== SOURCE DATA ==

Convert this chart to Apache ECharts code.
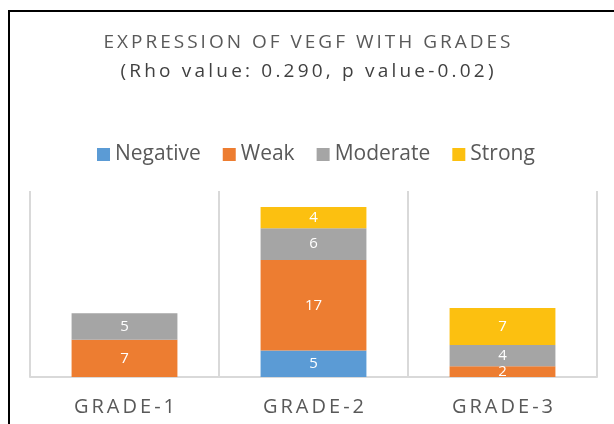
<!DOCTYPE html>
<html><head><meta charset="utf-8">
<script src="https://cdn.jsdelivr.net/npm/echarts@6/dist/echarts.min.js"></script>
<style>html,body{margin:0;padding:0;background:#fff}#c{width:614px;height:424px}</style>
</head><body><div id="c"></div>
<script>
const categories = ['GRADE-1', 'GRADE-2', 'GRADE-3'];
const negative = [0, 5, 0];
const weak = [7, 17, 2];
const moderate = [5, 6, 4];
const strong = [0, 4, 7];
const seriesNames = ['Negative', 'Weak', 'Moderate', 'Strong'];
const colors = ['#5b9bd5', '#ed7d31', '#a5a5a5', '#fcc010'];
const values = [negative, weak, moderate, strong];
const titleText = 'EXPRESSION OF VEGF WITH GRADES';
const subText = '(Rho value: 0.290, p value-0.02)';
const font = '"Open Sans", sans-serif';

// letter spacing for title, subtitle and category labels (canvas drawing)
const spaced = {};
spaced[titleText] = 3; spaced[subText] = 3.2;
categories.forEach(c => spaced[c] = 3);
const origFill = CanvasRenderingContext2D.prototype.fillText;
CanvasRenderingContext2D.prototype.fillText = function (t, x, y, mw) {
  const sp = spaced[t];
  if (sp && 'letterSpacing' in this) {
    const f = this.font;
    const w0 = this.measureText(t).width;
    this.save();
    this.letterSpacing = sp + 'px';
    this.font = f;
    const w1 = this.measureText(t).width;
    const a = this.textAlign;
    let dx = 0;
    if (a === 'left' || a === 'start') dx = -(w1 - w0) / 2;
    else if (a === 'right' || a === 'end') dx = (w1 - w0) / 2;
    else dx = sp / 2;
    origFill.call(this, t, x + dx, y);
    this.restore();
    this.letterSpacing = '0px';
    this.font = f;
    return;
  }
  return mw === undefined ? origFill.call(this, t, x, y) : origFill.call(this, t, x, y, mw);
};

const chart = echarts.init(document.getElementById('c'));
chart.setOption({
  animation: false,
  title: {
    text: titleText,
    subtext: subText,
    left: 'center', top: 28, itemGap: 10,
    textStyle: { fontFamily: font, fontSize: 19, fontWeight: 'normal', color: '#595959' },
    subtextStyle: { fontFamily: font, fontSize: 19, color: '#404040' }
  },
  legend: {
    data: seriesNames, top: 139, left: 92, itemWidth: 13, itemHeight: 13, itemGap: 22,
    icon: 'rect',
    textStyle: { fontFamily: font, fontSize: 21, color: '#595959' }
  },
  grid: { left: 30, right: 17, top: 191, bottom: 47, containLabel: false },
  xAxis: {
    type: 'category', data: categories,
    axisLine: { lineStyle: { color: '#d9d9d9', width: 2 } },
    axisTick: { show: false },
    splitLine: { show: true, lineStyle: { color: '#d9d9d9', width: 2 } },
    axisLabel: { fontFamily: font, fontSize: 20, color: '#595959', margin: 20 }
  },
  yAxis: { type: 'value', min: 0, max: 35, show: false, splitLine: { show: false } },
  series: values.map((v, i) => ({
    name: seriesNames[i], type: 'bar', stack: 'total', data: v, barWidth: '56%',
    itemStyle: { color: colors[i] },
    label: { show: true, position: 'inside', color: '#fff', fontFamily: font, fontSize: 15,
      formatter: p => p.value ? p.value : '' }
  })),
  graphic: [{ type: 'rect', shape: { x: 9, y: 11, width: 700, height: 500 },
    style: { fill: 'none', stroke: '#000', lineWidth: 2 }, silent: true }]
});
</script></body></html>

===

Write out the full listing verbatim, excluding its pictures.

SOLUTION BELOW
Convert this chart to Apache ECharts code.
<!DOCTYPE html>
<html><head><meta charset="utf-8">
<script src="https://cdn.jsdelivr.net/npm/echarts@6/dist/echarts.min.js"></script>
<style>html,body{margin:0;padding:0;background:#fff}#c{width:614px;height:424px}</style>
</head><body><div id="c"></div>
<script>
const categories = ['GRADE-1', 'GRADE-2', 'GRADE-3'];
const negative = [0, 5, 0];
const weak = [7, 17, 2];
const moderate = [5, 6, 4];
const strong = [0, 4, 7];
const seriesNames = ['Negative', 'Weak', 'Moderate', 'Strong'];
const colors = ['#5b9bd5', '#ed7d31', '#a5a5a5', '#fcc010'];
const values = [negative, weak, moderate, strong];
const titleText = 'EXPRESSION OF VEGF WITH GRADES';
const subText = '(Rho value: 0.290, p value-0.02)';
const font = '"Open Sans", sans-serif';

// letter spacing for title, subtitle and category labels (canvas drawing)
const spaced = {};
spaced[titleText] = 3; spaced[subText] = 3.2;
categories.forEach(c => spaced[c] = 3);
const origFill = CanvasRenderingContext2D.prototype.fillText;
CanvasRenderingContext2D.prototype.fillText = function (t, x, y, mw) {
  const sp = spaced[t];
  if (sp && 'letterSpacing' in this) {
    const f = this.font;
    const w0 = this.measureText(t).width;
    this.save();
    this.letterSpacing = sp + 'px';
    this.font = f;
    const w1 = this.measureText(t).width;
    const a = this.textAlign;
    let dx = 0;
    if (a === 'left' || a === 'start') dx = -(w1 - w0) / 2;
    else if (a === 'right' || a === 'end') dx = (w1 - w0) / 2;
    else dx = sp / 2;
    origFill.call(this, t, x + dx, y);
    this.restore();
    this.letterSpacing = '0px';
    this.font = f;
    return;
  }
  return mw === undefined ? origFill.call(this, t, x, y) : origFill.call(this, t, x, y, mw);
};

const chart = echarts.init(document.getElementById('c'));
chart.setOption({
  animation: false,
  title: {
    text: titleText,
    subtext: subText,
    left: 'center', top: 28, itemGap: 10,
    textStyle: { fontFamily: font, fontSize: 19, fontWeight: 'normal', color: '#595959' },
    subtextStyle: { fontFamily: font, fontSize: 19, color: '#404040' }
  },
  legend: {
    data: seriesNames, top: 139, left: 92, itemWidth: 13, itemHeight: 13, itemGap: 22,
    icon: 'rect',
    textStyle: { fontFamily: font, fontSize: 21, color: '#595959' }
  },
  grid: { left: 30, right: 17, top: 191, bottom: 47, containLabel: false },
  xAxis: {
    type: 'category', data: categories,
    axisLine: { lineStyle: { color: '#d9d9d9', width: 2 } },
    axisTick: { show: false },
    splitLine: { show: true, lineStyle: { color: '#d9d9d9', width: 2 } },
    axisLabel: { fontFamily: font, fontSize: 20, color: '#595959', margin: 20 }
  },
  yAxis: { type: 'value', min: 0, max: 35, show: false, splitLine: { show: false } },
  series: values.map((v, i) => ({
    name: seriesNames[i], type: 'bar', stack: 'total', data: v, barWidth: '56%',
    itemStyle: { color: colors[i] },
    label: { show: true, position: 'inside', color: '#fff', fontFamily: font, fontSize: 15,
      formatter: p => p.value ? p.value : '' }
  })),
  graphic: [{ type: 'rect', shape: { x: 9, y: 11, width: 700, height: 500 },
    style: { fill: 'none', stroke: '#000', lineWidth: 2 }, silent: true }]
});
</script></body></html>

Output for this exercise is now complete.